Here's the question:

Let $f:\mathbb{R}\to\mathbb{R}$ be a twice differentiable function such that $$\frac{1}{2y}\int_{x-y}^{x+y} f(t) dt=f(x)\text{ for all }x\in\mathbb{R},y>0$$ Show that there exist $a,b\in\mathbb{R}$ such that $f(x)=ax+b$ for all $x\in\mathbb{R}$.


My attempt:

It immediately follows from Fundamental Theorem of Calculus that $f'(x)=\frac{1}{2y} \left( f(x+y)-f(x-y) \right)$ for all $x\in\mathbb{R},y>0$.
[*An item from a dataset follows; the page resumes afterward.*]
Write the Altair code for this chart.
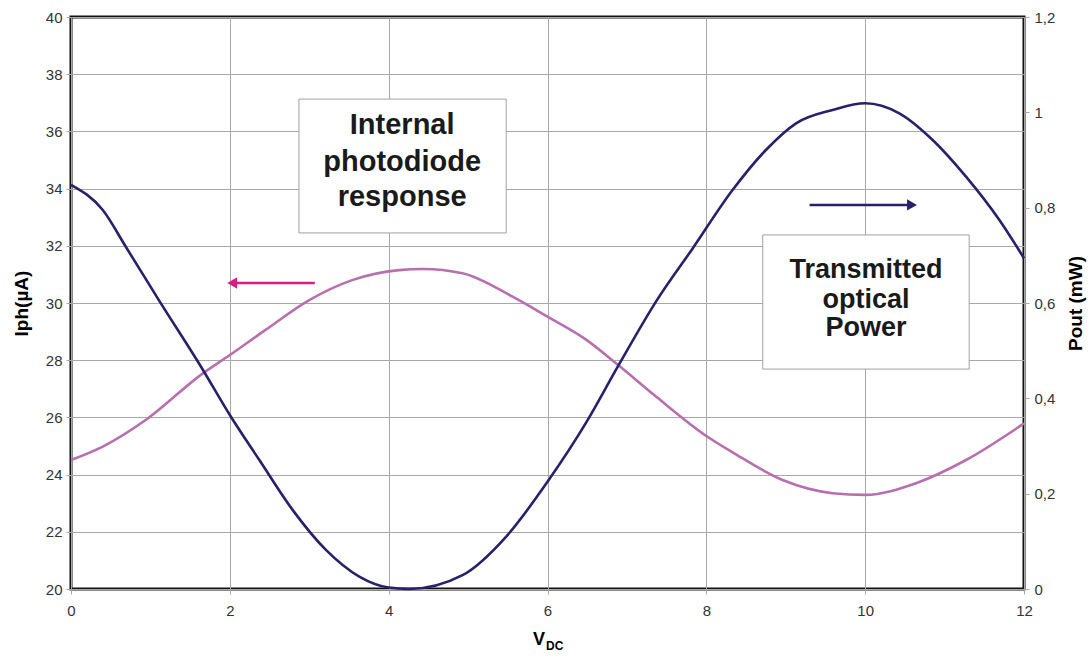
import altair as alt
import pandas as pd

# Transmitted optical power (right axis, mW)
pout_x = [0, 0.40, 0.69, 1.11, 1.66, 2.0, 2.37, 2.79, 3.21, 3.63, 4.0, 4.26, 4.93, 5.48, 6.0, 6.49,
          6.89, 7.37, 7.83, 8.33, 8.75, 9.13, 9.59, 10.0, 10.43, 10.85, 11.27, 11.69, 12.0]
pout_y = [0.848, 0.795, 0.718, 0.605, 0.46, 0.365, 0.271, 0.166, 0.082, 0.026, 0.003, 0.0, 0.029,
          0.11, 0.225, 0.35, 0.468, 0.604, 0.715, 0.837, 0.921, 0.977, 1.005, 1.019, 0.998, 0.942,
          0.865, 0.774, 0.694]

# Internal photodiode response (left axis, uA)
iph_x = [0, 0.40, 0.94, 1.66, 2.0, 2.45, 3.0, 3.54, 4.13, 4.43, 4.93, 5.56, 6.0, 6.49, 6.89, 7.37,
         8.0, 8.33, 8.96, 9.59, 10.0, 10.64, 11.27, 12.0]
iph_y = [24.51, 24.98, 25.91, 27.54, 28.18, 29.06, 30.1, 30.8, 31.15, 31.19, 31.04, 30.22, 29.52,
         28.71, 27.83, 26.72, 25.35, 24.78, 23.81, 23.35, 23.29, 23.70, 24.51, 25.79]

x_ticks = [0, 2, 4, 6, 8, 10, 12]
left_ticks = [20, 22, 24, 26, 28, 30, 32, 34, 36, 38, 40]
right_ticks = [0, 0.2, 0.4, 0.6, 0.8, 1.0, 1.2]

PINK_LINE = "#b86fae"
BLUE_LINE = "#27216b"
PINK_ARROW = "#d61f7d"
FONT = "Liberation Sans"

# annotation boxes and labels (data coordinates: x in V, y on left Iph scale)
box_df = pd.DataFrame({"x": [2.87, 8.71], "x2": [5.48, 11.31], "y": [37.13, 32.38], "y2": [32.45, 27.69]})
label1_df = pd.DataFrame({"x": [4.17, 4.17, 4.17], "y": [36.22, 34.93, 33.71],
                          "t": ["Internal", "photodiode", "response"]})
label2_df = pd.DataFrame({"x": [10.01, 10.01, 10.01], "y": [31.15, 30.10, 29.13],
                          "t": ["Transmitted", "optical", "Power"]})
arrow_df = pd.DataFrame({"x": [3.07, 9.30], "x2": [2.05, 10.55], "y": [30.70, 33.43],
                         "c": [PINK_ARROW, BLUE_LINE]})
head_df = pd.DataFrame({"x": [2.03, 10.59], "y": [30.70, 33.43],
                        "shape": ["triangle-left", "triangle-right"], "c": [PINK_ARROW, BLUE_LINE]})

iph_df = pd.DataFrame({"v": iph_x, "iph": iph_y})
pout_df = pd.DataFrame({"v": pout_x, "pout": pout_y})


def xs():
    return alt.Scale(domain=[0, 12], nice=False, zero=False)


def ls():
    return alt.Scale(domain=[20, 40], nice=False, zero=False)


def x_axis():
    return alt.Axis(values=x_ticks, grid=True, gridColor="#a8a8a8", gridWidth=1, title=None,
                    labelFont=FONT, labelFontSize=15, labelColor="#333333", labelPadding=9,
                    labelFlush=False, labelOverlap=False,
                    tickColor="#a8a8a8", tickSize=5, domain=False)


left_axis = alt.Axis(values=left_ticks, grid=True, gridColor="#a8a8a8", gridWidth=1, orient="left",
                     title="Iph(µA)", titleFont=FONT, titleFontSize=19, titleFontWeight="bold",
                     titleColor="#000000", titlePadding=14,
                     labelFont=FONT, labelFontSize=15, labelColor="#333333", labelPadding=4,
                     labelFlush=False, labelOverlap=False,
                     tickColor="#a8a8a8", tickSize=5, domain=False)
right_axis = alt.Axis(values=right_ticks, grid=False, orient="right",
                      labelExpr="replace(format(datum.value, '.1~f'), '.', ',')",
                      title="Pout (mW)", titleFont=FONT, titleFontSize=19, titleFontWeight="bold",
                      titleColor="#000000", titlePadding=12, titleAngle=270, titleBaseline="top",
                      labelFont=FONT, labelFontSize=15, labelColor="#333333", labelPadding=5,
                      labelFlush=False, labelOverlap=False,
                      tickColor="#a8a8a8", tickSize=5, domain=False)

pink = alt.Chart(iph_df).mark_line(color=PINK_LINE, strokeWidth=2.6, interpolate="monotone").encode(
    x=alt.X("v:Q", scale=xs(), axis=x_axis()),
    y=alt.Y("iph:Q", scale=ls(), axis=left_axis),
)

blue = alt.Chart(pout_df).mark_line(color=BLUE_LINE, strokeWidth=2.6, interpolate="monotone").encode(
    x=alt.X("v:Q", scale=xs(), axis=x_axis()),
    y=alt.Y("pout:Q", scale=alt.Scale(domain=[0, 1.2], nice=False, zero=False), axis=right_axis),
)

boxes = alt.Chart(box_df).mark_rect(fill="white", stroke="#a0a0a0", strokeWidth=1).encode(
    x=alt.X("x:Q", scale=xs(), axis=x_axis()), x2="x2",
    y=alt.Y("y:Q", scale=ls(), axis=None), y2="y2",
)
labels1 = alt.Chart(label1_df).mark_text(font=FONT, fontSize=29, fontWeight="bold", color="#1a1a1a",
                                         align="center", baseline="middle").encode(
    x=alt.X("x:Q", scale=xs(), axis=x_axis()),
    y=alt.Y("y:Q", scale=ls(), axis=None),
    text="t:N",
)
labels2 = alt.Chart(label2_df).mark_text(font=FONT, fontSize=27, fontWeight="bold", color="#1a1a1a",
                                         align="center", baseline="middle").encode(
    x=alt.X("x:Q", scale=xs(), axis=x_axis()),
    y=alt.Y("y:Q", scale=ls(), axis=None),
    text="t:N",
)
shafts = alt.Chart(arrow_df).mark_rule(strokeWidth=2.5).encode(
    x=alt.X("x:Q", scale=xs(), axis=x_axis()), x2="x2",
    y=alt.Y("y:Q", scale=ls(), axis=None),
    color=alt.Color("c:N", scale=None),
)
heads = alt.Chart(head_df).mark_point(filled=True, size=130, opacity=1).encode(
    x=alt.X("x:Q", scale=xs(), axis=x_axis()),
    y=alt.Y("y:Q", scale=ls(), axis=None),
    shape=alt.Shape("shape:N", scale=None),
    color=alt.Color("c:N", scale=None),
)

xt_v = alt.Chart(pd.DataFrame({"t": ["V"]})).mark_text(
    font=FONT, fontSize=18, fontWeight="bold", color="#000", align="right", baseline="alphabetic"
).encode(x=alt.value(474), y=alt.value(628), text="t:N")
xt_dc = alt.Chart(pd.DataFrame({"t": ["DC"]})).mark_text(
    font=FONT, fontSize=12, fontWeight="bold", color="#000", align="left", baseline="alphabetic"
).encode(x=alt.value(475), y=alt.value(633), text="t:N")

chart = alt.layer(pink, blue, boxes, shafts, heads, labels1, labels2, xt_v, xt_dc).resolve_scale(
    y="independent"
).properties(
    width=953, height=572,
    autosize=alt.AutoSizeParams(type="none"),
    padding={"left": 71, "top": 17, "right": 67, "bottom": 68},
    background="white",
).configure_view(stroke="#111111", strokeWidth=3)

chart.save("out.html", embed_options={"renderer": "svg", "actions": False})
Let $x\in\mathbb{R}$ and $y>0$ be arbitrary. Then there is a $c\in(x-y, x+y)$ such that $\frac{f(x+y)-f(x-y)}{2y}=f'(c)$. But $\frac{f(x+y)-f(x-y)}{2y}=f'(x)$ hence, $f'(x)=f'(c)$. But since $x$ was arbitrary, $f'(x)=f'(c)$ for all $x\in\mathbb{R}$. Hence, it follows again by Fundamental Theorem of Calculus that $f(x)=f'(c)x+f(0)$ for all $x\in\mathbb{R}$.
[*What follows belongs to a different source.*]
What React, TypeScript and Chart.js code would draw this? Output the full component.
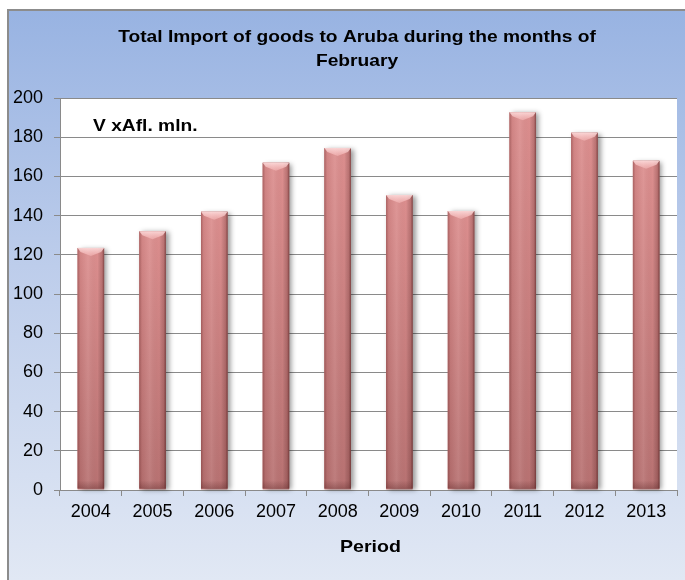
import React, { useEffect, useRef } from "react";
import { Chart, registerables } from "chart.js";

Chart.register(...registerables);

const categories = ["2004", "2005", "2006", "2007", "2008", "2009", "2010", "2011", "2012", "2013"];
const importValues = [123.5, 132, 142, 167, 174.5, 150.5, 142.3, 192.7, 182.3, 168];
const titleLines = ["Total Import of goods to Aruba during the months of", "February"];
const unitLabel = "V xAfl. mln.";
const xAxisTitle = "Period";

const FONT = "'Liberation Sans', Arial, sans-serif";

function drawStretched(ctx: CanvasRenderingContext2D, text: string, cx: number, cy: number, size: number, sx: number, align: CanvasTextAlign = "center") {
  ctx.save();
  ctx.translate(cx, cy);
  ctx.scale(sx, 1);
  ctx.font = `bold ${size}px ${FONT}`;
  ctx.fillStyle = "#000";
  ctx.textAlign = align;
  ctx.textBaseline = "middle";
  ctx.fillText(text, 0, 0);
  ctx.restore();
}

const backgroundPlugin = {
  id: "bgFrame",
  beforeDraw(chart: any) {
    const { ctx, chartArea } = chart;
    ctx.save();
    ctx.fillStyle = "#ffffff";
    ctx.fillRect(0, 0, chart.width, chart.height);
    const g = ctx.createLinearGradient(0, 10, 0, 580);
    g.addColorStop(0, "#98b3e2");
    g.addColorStop(0.45, "#bdcdeb");
    g.addColorStop(1, "#e1e8f4");
    ctx.fillStyle = g;
    ctx.fillRect(7, 10, chart.width, chart.height);
    ctx.strokeStyle = "#8c8c8c";
    ctx.lineWidth = 2;
    ctx.beginPath();
    ctx.moveTo(8, chart.height + 5);
    ctx.lineTo(8, 10);
    ctx.lineTo(chart.width + 5, 10);
    ctx.stroke();
    ctx.fillStyle = "#ffffff";
    ctx.fillRect(chartArea.left, chartArea.top, chartArea.right - chartArea.left, chartArea.bottom - chartArea.top);
    ctx.restore();
  },
};

const barStylePlugin = {
  id: "barStyle",
  afterDatasetsDraw(chart: any) {
    const ctx = chart.ctx;
    const meta = chart.getDatasetMeta(0);
    meta.data.forEach((bar: any) => {
      const { x, y, base, width } = bar.getProps(["x", "y", "base", "width"], true);
      const l = x - width / 2;
      const r = x + width / 2;
      const t = y;
      const b = base - 1;
      const w = r - l;
      ctx.save();
      ctx.shadowColor = "rgba(0,0,0,0.4)";
      ctx.shadowBlur = 5;
      ctx.shadowOffsetX = 3;
      ctx.shadowOffsetY = 1;
      const vg = ctx.createLinearGradient(0, t, 0, b);
      vg.addColorStop(0, "#dc8e8e");
      vg.addColorStop(1, "#b87272");
      ctx.fillStyle = vg;
      ctx.fillRect(l, t, w, b - t);
      ctx.restore();
      ctx.save();
      const hg = ctx.createLinearGradient(l, 0, r, 0);
      hg.addColorStop(0, "rgba(80,20,20,0.35)");
      hg.addColorStop(0.1, "rgba(80,20,20,0.08)");
      hg.addColorStop(0.4, "rgba(255,255,255,0.08)");
      hg.addColorStop(0.75, "rgba(0,0,0,0.0)");
      hg.addColorStop(0.92, "rgba(60,10,10,0.2)");
      hg.addColorStop(1, "rgba(40,0,0,0.5)");
      ctx.fillStyle = hg;
      ctx.fillRect(l, t, w, b - t);
      // top bevel
      const bev = 8;
      ctx.beginPath();
      ctx.moveTo(l, t);
      ctx.lineTo(r, t);
      ctx.lineTo(r - 3, t + bev * 0.5);
      ctx.lineTo(x, t + bev);
      ctx.lineTo(l + 3, t + bev * 0.5);
      ctx.closePath();
      const tg = ctx.createLinearGradient(0, t, 0, t + bev);
      tg.addColorStop(0, "rgba(255,225,225,0.85)");
      tg.addColorStop(1, "rgba(250,190,190,0.5)");
      ctx.fillStyle = tg;
      ctx.fill();
      // bottom darkening
      const bg = ctx.createLinearGradient(0, b - 8, 0, b);
      bg.addColorStop(0, "rgba(90,40,40,0)");
      bg.addColorStop(1, "rgba(90,40,40,0.35)");
      ctx.fillStyle = bg;
      ctx.fillRect(l, b - 8, w, 8);
      ctx.restore();
    });
  },
};

const textPlugin = {
  id: "texts",
  afterDraw(chart: any) {
    const ctx = chart.ctx;
    const ca = chart.chartArea;
    drawStretched(ctx, titleLines[0], 357, 37, 17, 1.13);
    drawStretched(ctx, titleLines[1], 357, 61, 17, 1.13);
    drawStretched(ctx, unitLabel, 93, 126, 17, 1.13, "left");
    drawStretched(ctx, xAxisTitle, (ca.left + ca.right) / 2 + 2, 547, 17, 1.15);
  },
};

export default function App() {
  const ref = useRef<HTMLCanvasElement | null>(null);
  useEffect(() => {
    if (!ref.current) return;
    const chart = new Chart(ref.current, {
      type: "bar",
      data: {
        labels: categories,
        datasets: [
          {
            data: importValues,
            backgroundColor: "#cf8282",
            borderWidth: 0,
            categoryPercentage: 1,
            barPercentage: 0.43,
          },
        ],
      },
      options: {
        animation: false,
        responsive: false,
        devicePixelRatio: 1,
        layout: { padding: { top: 98, left: 0, right: 8, bottom: 0 } },
        plugins: { legend: { display: false }, title: { display: false }, tooltip: { enabled: false } },
        scales: {
          x: {
            afterFit: (s: any) => { s.height = 90; },
            grid: { display: true, drawOnChartArea: false, drawTicks: true, tickLength: 6, color: "#8a8a8a", offset: true },
            border: { display: true, color: "#8a8a8a", width: 1 },
            ticks: { color: "#000", font: { family: FONT, size: 18 }, padding: 5, maxRotation: 0 },
          },
          y: {
            min: 0,
            max: 200,
            afterFit: (s: any) => { s.width = 60; },
            grid: { color: "#8a8a8a", tickLength: 6, drawTicks: true },
            border: { display: true, color: "#8a8a8a", width: 1 },
            ticks: { stepSize: 20, color: "#000", font: { family: FONT, size: 18 }, padding: 11 },
          },
        },
      },
      plugins: [backgroundPlugin, barStylePlugin, textPlugin],
    });
    return () => chart.destroy();
  }, []);
  return (
    <div style={{ position: "fixed", left: 0, top: 0, width: 685, height: 580 }}>
      <canvas ref={ref} width={685} height={580} style={{ display: "block" }} />
    </div>
  );
}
It appears to me as if my proof is correct but I never used the "twice differentiable part". Are there any flaws in my proof? Alternative proofs are welcome.


EDIT: As pointed out by David, my proof is wrong. Hints would be appreciated.


Solution 1:

Rewriting the equation as

$$\int_{x-y}^{x+y}f(t)dt=2yf(x)$$

and differentiating the above equation twice with respect to y one obtains that:

$$f'(x+y)=f'(x-y)$$ from which one can conclude that, after setting respectively $x\rightarrow x-y$ and $x\rightarrow x+y$: $$f'(x-2y)=f'(x)=f'(x+2y) ~~\forall y>0$$

which overrides the fact that y is defined to be positive and sets all values that $f$ takes on the axis equal (if y was a real number we would be able to conclude that simply by virtue of the 2nd equation written). Thus $f'$ is constant and we finally find that

$$f(x)=Cx+D$$

for C,D real numbers. One can check with backsubstitution that there are no other constraints on the two parameters.
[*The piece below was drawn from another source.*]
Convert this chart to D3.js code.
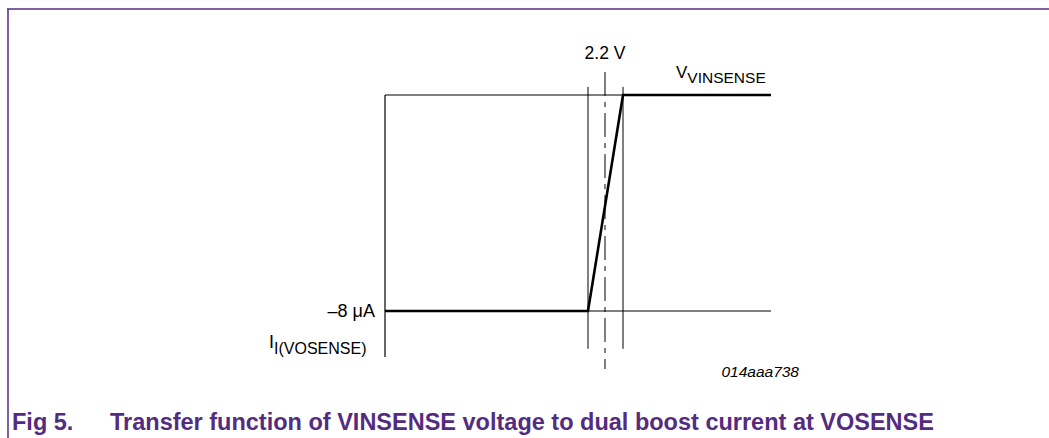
<!DOCTYPE html>
<html>
<head>
<meta charset="utf-8">
<script src="https://d3js.org/d3.v7.min.js"></script>
<style>
body { margin: 0; background: white; font-family: "Liberation Sans", Arial, sans-serif; }
</style>
</head>
<body>
<script>
// transfer curve: VINSENSE (V) -> I(VOSENSE) (uA)
var vinsense = [0, 2.03, 2.38, 3.86];
var iVosense = [-8, -8, 0, 0];
var vRef = 2.2;          // centre of transition
var vEdges = [2.03, 2.38]; // transition edges
var iLow = -8, iHigh = 0;

var width = 1049, height = 438;
var purple = "#532c80";

var svg = d3.select("body").append("svg")
  .attr("width", width)
  .attr("height", height);

// frame
svg.append("line").attr("x1", 7).attr("x2", width).attr("y1", 9).attr("y2", 9)
  .attr("stroke", purple).attr("stroke-width", 1.5);
svg.append("line").attr("x1", 8).attr("x2", 8).attr("y1", 9).attr("y2", height)
  .attr("stroke", purple).attr("stroke-width", 1.5);

var x = d3.scaleLinear().domain([0, 3.86]).range([385, 771]);
var y = d3.scaleLinear().domain([iLow, iHigh]).range([311, 95]);

var g = svg.append("g");

// y axis
g.append("line")
  .attr("x1", x(0)).attr("x2", x(0))
  .attr("y1", y(iHigh)).attr("y2", y(-9.7))
  .attr("stroke", "#000").attr("stroke-width", 1.2);

// thin horizontal guides
g.append("line")
  .attr("x1", x(0)).attr("x2", x(vEdges[1]))
  .attr("y1", y(iHigh)).attr("y2", y(iHigh))
  .attr("stroke", "#000").attr("stroke-width", 1);
g.append("line")
  .attr("x1", x(vEdges[0])).attr("x2", x(3.86))
  .attr("y1", y(iLow)).attr("y2", y(iLow))
  .attr("stroke", "#000").attr("stroke-width", 1);

// thin vertical guides at transition edges
g.selectAll(".edge")
  .data(vEdges)
  .enter().append("line")
  .attr("class", "edge")
  .attr("x1", function(d) { return x(d); })
  .attr("x2", function(d) { return x(d); })
  .attr("y1", y(0.3))
  .attr("y2", y(-9.4))
  .attr("stroke", "#000").attr("stroke-width", 1);

// dash-dot centre line
g.append("line")
  .attr("x1", x(vRef)).attr("x2", x(vRef))
  .attr("y1", y(0.85)).attr("y2", y(-10.15))
  .attr("stroke", "#000").attr("stroke-width", 1)
  .attr("stroke-dasharray", "24,6,5,6");

// transfer curve
var line = d3.line()
  .x(function(d, i) { return x(vinsense[i]); })
  .y(function(d) { return y(d); });

g.append("path")
  .datum(iVosense)
  .attr("d", line)
  .attr("fill", "none")
  .attr("stroke", "#000")
  .attr("stroke-width", 2.6);

// labels
g.append("text")
  .attr("x", x(vRef)).attr("y", 59)
  .attr("text-anchor", "middle")
  .attr("font-size", "17.5px")
  .text("2.2 V");

var vl = g.append("text").attr("x", 676).attr("y", 78).attr("font-size", "17px");
vl.append("tspan").text("V");
vl.append("tspan").attr("dy", 5).attr("font-size", "15.5px").text("VINSENSE");

g.append("text")
  .attr("x", 375).attr("y", 317)
  .attr("text-anchor", "end")
  .attr("font-size", "18px")
  .text("\u20138 \u03bcA");

var il = g.append("text").attr("x", 269).attr("y", 348).attr("font-size", "18px");
il.append("tspan").text("I");
il.append("tspan").attr("dy", 6).attr("font-size", "16px").text("I(VOSENSE)");

g.append("text")
  .attr("x", 799).attr("y", 377)
  .attr("text-anchor", "end")
  .attr("font-size", "15.5px")
  .attr("font-style", "italic")
  .text("014aaa738");

// caption
svg.append("text")
  .attr("x", 12).attr("y", 430)
  .attr("font-size", "23.5px").attr("font-weight", "bold")
  .attr("fill", purple)
  .text("Fig 5.");
svg.append("text")
  .attr("x", 110).attr("y", 430)
  .attr("font-size", "23.5px").attr("font-weight", "bold")
  .attr("fill", purple)
  .text("Transfer function of VINSENSE voltage to dual boost current at VOSENSE");
</script>
</body>
</html>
In light of this proof, I don't have a good answer as to why $f$ needs to be twice differentiable.

Solution 2:

Since $\int_{x-y}^{x+y} {f(t)dt}= 2yf(x)$, $f(x+y)+f(x-y)=2f(x)$by differentiating by $y$. This means that $f(x)$is symmetric by (x, f(x))for all $x$